»»
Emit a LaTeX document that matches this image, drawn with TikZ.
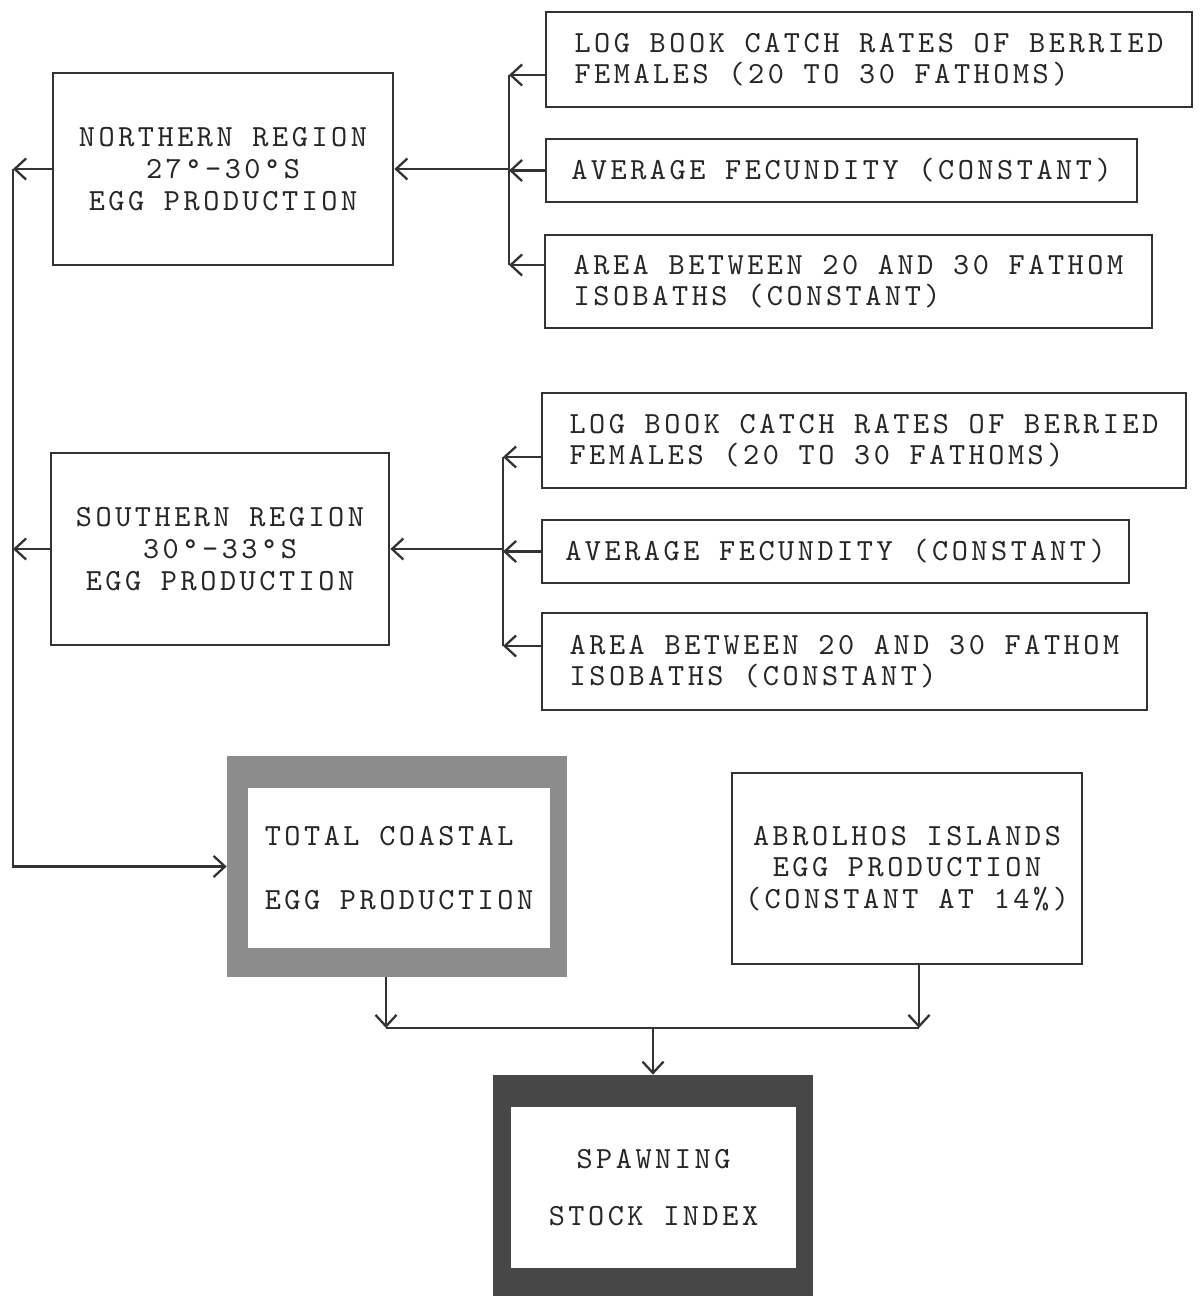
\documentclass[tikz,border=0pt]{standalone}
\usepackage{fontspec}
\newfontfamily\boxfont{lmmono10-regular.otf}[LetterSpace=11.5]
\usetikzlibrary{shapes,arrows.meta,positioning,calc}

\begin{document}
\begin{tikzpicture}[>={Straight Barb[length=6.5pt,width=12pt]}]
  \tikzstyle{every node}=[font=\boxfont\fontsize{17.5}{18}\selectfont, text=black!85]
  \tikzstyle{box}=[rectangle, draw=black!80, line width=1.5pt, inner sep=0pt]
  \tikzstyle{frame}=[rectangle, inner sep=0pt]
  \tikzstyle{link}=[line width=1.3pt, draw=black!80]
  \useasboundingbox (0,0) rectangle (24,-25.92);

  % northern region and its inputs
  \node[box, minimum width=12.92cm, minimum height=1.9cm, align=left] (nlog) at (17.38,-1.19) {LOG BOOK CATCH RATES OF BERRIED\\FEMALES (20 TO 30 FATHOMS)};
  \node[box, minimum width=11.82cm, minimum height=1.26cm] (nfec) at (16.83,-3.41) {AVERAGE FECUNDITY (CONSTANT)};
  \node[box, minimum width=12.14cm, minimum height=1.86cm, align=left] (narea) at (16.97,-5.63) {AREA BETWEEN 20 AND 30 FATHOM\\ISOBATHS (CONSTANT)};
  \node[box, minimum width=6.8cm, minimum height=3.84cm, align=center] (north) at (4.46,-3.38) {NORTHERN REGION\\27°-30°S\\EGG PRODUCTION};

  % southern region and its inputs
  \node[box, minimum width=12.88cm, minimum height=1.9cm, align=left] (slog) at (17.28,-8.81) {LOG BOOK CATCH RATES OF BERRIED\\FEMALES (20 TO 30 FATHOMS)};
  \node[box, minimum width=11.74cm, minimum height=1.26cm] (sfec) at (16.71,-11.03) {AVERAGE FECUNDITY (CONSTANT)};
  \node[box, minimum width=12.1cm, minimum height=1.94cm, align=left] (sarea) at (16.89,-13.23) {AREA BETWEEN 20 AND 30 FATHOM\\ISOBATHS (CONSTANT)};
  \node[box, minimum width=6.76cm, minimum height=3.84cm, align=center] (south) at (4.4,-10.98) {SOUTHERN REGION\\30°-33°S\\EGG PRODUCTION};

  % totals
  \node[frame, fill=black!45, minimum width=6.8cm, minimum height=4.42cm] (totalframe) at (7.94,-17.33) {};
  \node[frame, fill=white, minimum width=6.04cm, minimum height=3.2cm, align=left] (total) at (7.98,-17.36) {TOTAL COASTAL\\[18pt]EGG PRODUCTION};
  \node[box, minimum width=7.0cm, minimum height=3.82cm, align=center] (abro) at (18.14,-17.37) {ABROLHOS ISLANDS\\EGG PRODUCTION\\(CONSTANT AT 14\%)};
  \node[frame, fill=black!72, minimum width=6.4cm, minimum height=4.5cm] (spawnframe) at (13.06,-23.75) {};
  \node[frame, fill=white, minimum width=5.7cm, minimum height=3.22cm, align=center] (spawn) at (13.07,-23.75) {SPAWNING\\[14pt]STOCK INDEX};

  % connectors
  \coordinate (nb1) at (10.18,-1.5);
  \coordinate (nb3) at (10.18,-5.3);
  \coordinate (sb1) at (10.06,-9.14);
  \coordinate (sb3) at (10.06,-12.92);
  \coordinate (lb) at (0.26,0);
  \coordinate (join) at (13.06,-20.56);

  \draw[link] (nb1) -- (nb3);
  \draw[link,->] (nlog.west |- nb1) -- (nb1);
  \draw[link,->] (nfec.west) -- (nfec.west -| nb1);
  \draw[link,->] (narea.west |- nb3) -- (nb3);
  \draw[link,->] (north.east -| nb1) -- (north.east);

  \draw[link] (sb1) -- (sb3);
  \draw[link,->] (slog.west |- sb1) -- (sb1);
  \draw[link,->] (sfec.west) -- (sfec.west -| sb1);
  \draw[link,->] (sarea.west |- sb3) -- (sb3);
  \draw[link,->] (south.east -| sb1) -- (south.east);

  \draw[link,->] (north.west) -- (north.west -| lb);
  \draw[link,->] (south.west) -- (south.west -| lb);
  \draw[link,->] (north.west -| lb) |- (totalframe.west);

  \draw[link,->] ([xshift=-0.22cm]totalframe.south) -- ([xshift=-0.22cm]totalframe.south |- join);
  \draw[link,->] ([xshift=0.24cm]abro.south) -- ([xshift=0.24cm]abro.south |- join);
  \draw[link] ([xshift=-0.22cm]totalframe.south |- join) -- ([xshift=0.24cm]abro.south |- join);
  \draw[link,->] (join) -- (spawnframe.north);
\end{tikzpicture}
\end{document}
««
»»
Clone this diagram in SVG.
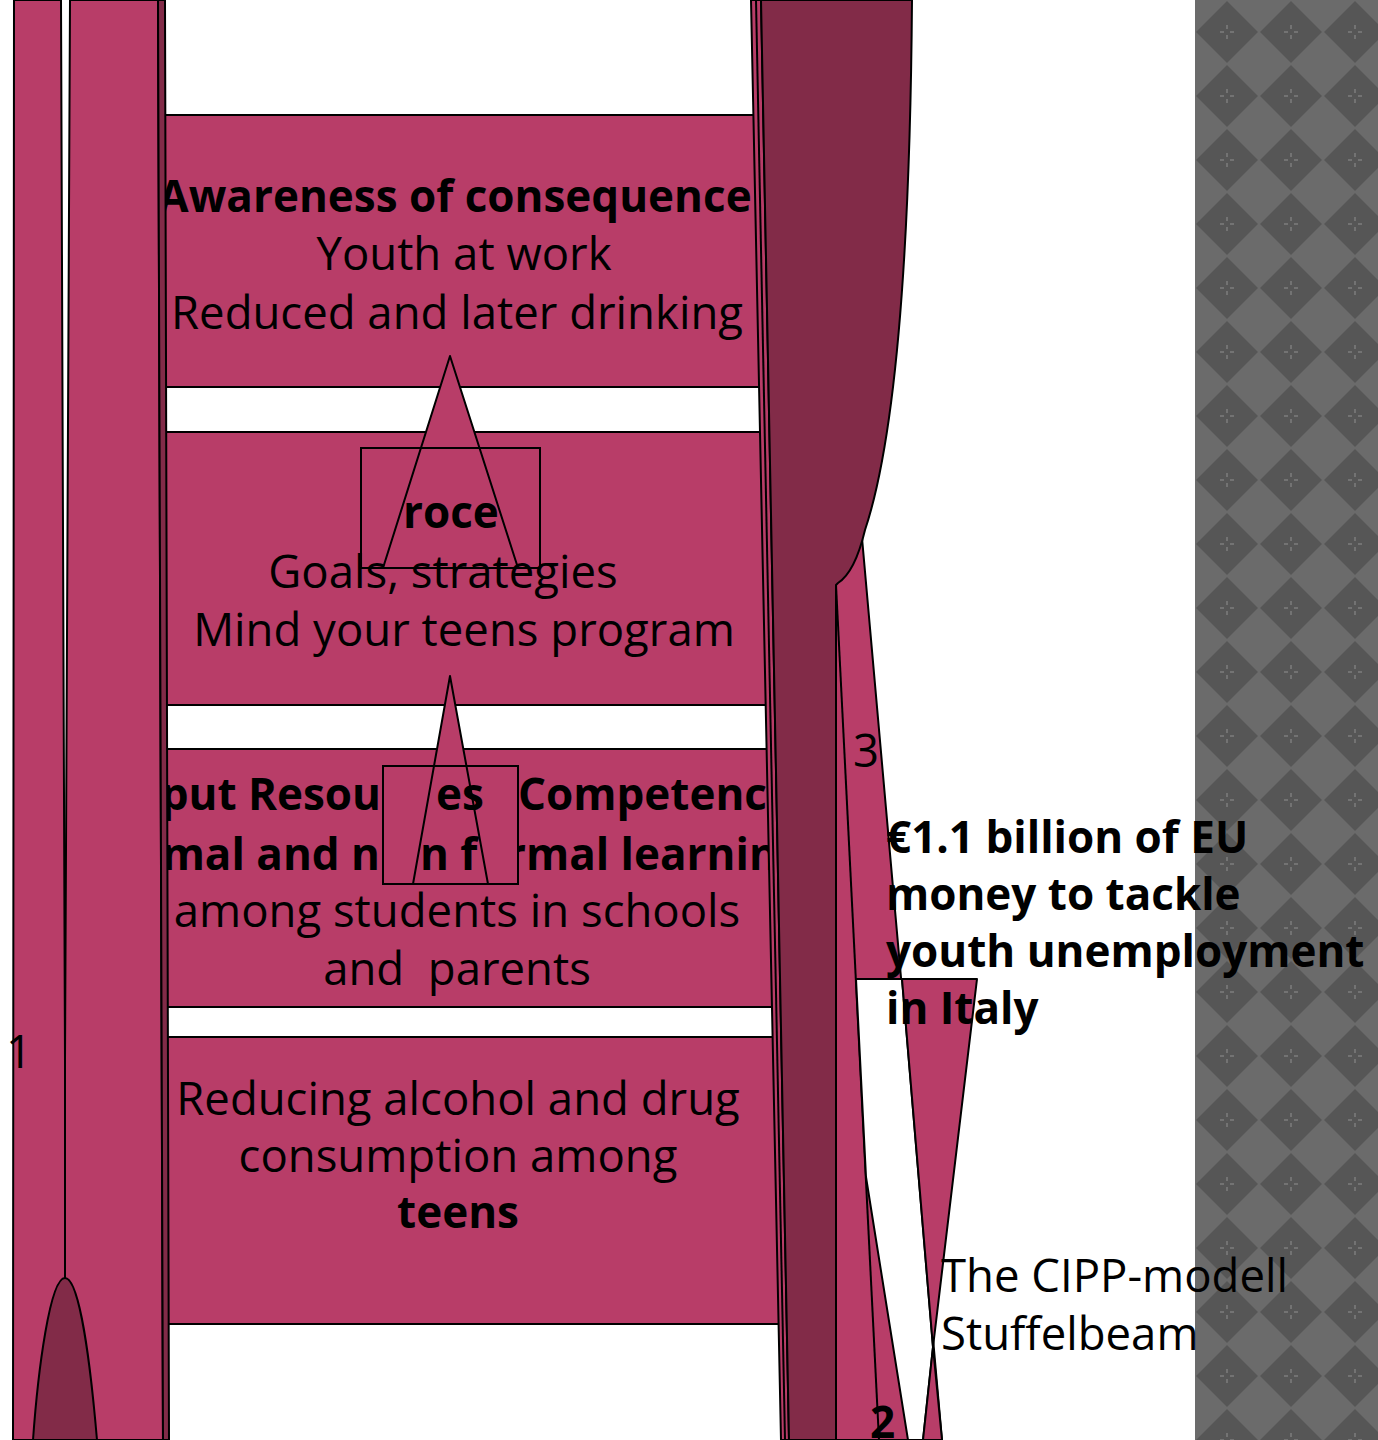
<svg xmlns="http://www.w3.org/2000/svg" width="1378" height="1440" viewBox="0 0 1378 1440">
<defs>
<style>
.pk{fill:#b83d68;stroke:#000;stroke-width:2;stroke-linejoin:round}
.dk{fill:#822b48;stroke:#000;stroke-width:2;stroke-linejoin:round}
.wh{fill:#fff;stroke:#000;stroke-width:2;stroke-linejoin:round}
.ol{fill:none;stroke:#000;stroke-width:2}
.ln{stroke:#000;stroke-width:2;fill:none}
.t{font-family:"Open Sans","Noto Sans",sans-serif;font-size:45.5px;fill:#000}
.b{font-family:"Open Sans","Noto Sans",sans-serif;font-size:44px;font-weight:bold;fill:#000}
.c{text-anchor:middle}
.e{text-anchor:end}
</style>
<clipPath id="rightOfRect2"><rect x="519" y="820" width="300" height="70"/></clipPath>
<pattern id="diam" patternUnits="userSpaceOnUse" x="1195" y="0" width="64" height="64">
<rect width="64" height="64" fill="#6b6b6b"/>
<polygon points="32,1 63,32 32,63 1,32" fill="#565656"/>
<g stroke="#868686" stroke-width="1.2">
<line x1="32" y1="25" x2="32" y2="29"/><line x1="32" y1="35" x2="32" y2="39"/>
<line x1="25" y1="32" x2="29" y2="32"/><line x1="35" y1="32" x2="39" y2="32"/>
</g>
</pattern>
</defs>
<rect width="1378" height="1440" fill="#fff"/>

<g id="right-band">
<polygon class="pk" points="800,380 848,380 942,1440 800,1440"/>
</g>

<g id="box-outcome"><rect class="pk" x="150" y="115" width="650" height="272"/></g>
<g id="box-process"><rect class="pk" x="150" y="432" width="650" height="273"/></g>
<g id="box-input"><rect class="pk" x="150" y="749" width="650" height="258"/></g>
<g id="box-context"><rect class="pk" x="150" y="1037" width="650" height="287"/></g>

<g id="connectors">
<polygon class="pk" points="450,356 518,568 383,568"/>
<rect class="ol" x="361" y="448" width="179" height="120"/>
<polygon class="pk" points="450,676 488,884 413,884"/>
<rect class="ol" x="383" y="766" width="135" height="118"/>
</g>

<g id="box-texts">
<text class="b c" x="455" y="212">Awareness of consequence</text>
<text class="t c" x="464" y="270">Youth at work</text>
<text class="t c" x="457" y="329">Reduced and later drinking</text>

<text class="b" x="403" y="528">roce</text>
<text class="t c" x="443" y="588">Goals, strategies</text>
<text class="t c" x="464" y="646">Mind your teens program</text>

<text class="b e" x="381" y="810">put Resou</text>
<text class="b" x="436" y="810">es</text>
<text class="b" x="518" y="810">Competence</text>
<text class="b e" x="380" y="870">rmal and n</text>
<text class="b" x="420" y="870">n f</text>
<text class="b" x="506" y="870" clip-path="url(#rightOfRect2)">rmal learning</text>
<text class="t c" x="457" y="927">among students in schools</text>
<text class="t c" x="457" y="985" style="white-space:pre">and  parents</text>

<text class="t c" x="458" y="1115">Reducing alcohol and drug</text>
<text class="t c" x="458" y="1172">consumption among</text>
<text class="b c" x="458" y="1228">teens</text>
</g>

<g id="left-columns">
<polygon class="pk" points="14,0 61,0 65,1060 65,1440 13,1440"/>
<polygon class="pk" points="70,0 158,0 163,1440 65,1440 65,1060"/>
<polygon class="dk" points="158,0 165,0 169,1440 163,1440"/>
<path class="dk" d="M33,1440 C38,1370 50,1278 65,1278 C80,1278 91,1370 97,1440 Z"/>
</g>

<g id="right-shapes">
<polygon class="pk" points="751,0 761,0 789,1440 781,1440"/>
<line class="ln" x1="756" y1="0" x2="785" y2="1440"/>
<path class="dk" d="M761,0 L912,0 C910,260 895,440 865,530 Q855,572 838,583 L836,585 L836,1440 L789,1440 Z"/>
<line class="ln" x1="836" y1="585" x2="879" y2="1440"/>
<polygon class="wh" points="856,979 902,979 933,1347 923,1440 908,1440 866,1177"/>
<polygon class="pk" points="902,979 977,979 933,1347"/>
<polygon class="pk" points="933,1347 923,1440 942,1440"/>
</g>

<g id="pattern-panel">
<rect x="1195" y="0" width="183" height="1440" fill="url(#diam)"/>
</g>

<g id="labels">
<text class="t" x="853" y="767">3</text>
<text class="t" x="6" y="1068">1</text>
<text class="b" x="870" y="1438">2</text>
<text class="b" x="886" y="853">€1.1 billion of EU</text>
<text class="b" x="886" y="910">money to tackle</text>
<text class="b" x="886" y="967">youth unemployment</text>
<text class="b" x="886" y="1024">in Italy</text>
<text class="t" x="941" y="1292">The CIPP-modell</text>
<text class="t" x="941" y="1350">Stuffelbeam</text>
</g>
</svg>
««
#### GOAL:
Search the listing for the word "this" and return each line that holds it.

#### SOLUTION:
Emit a LaTeX document that matches this image, drawn with TikZ.
Clone this diagram in SVG.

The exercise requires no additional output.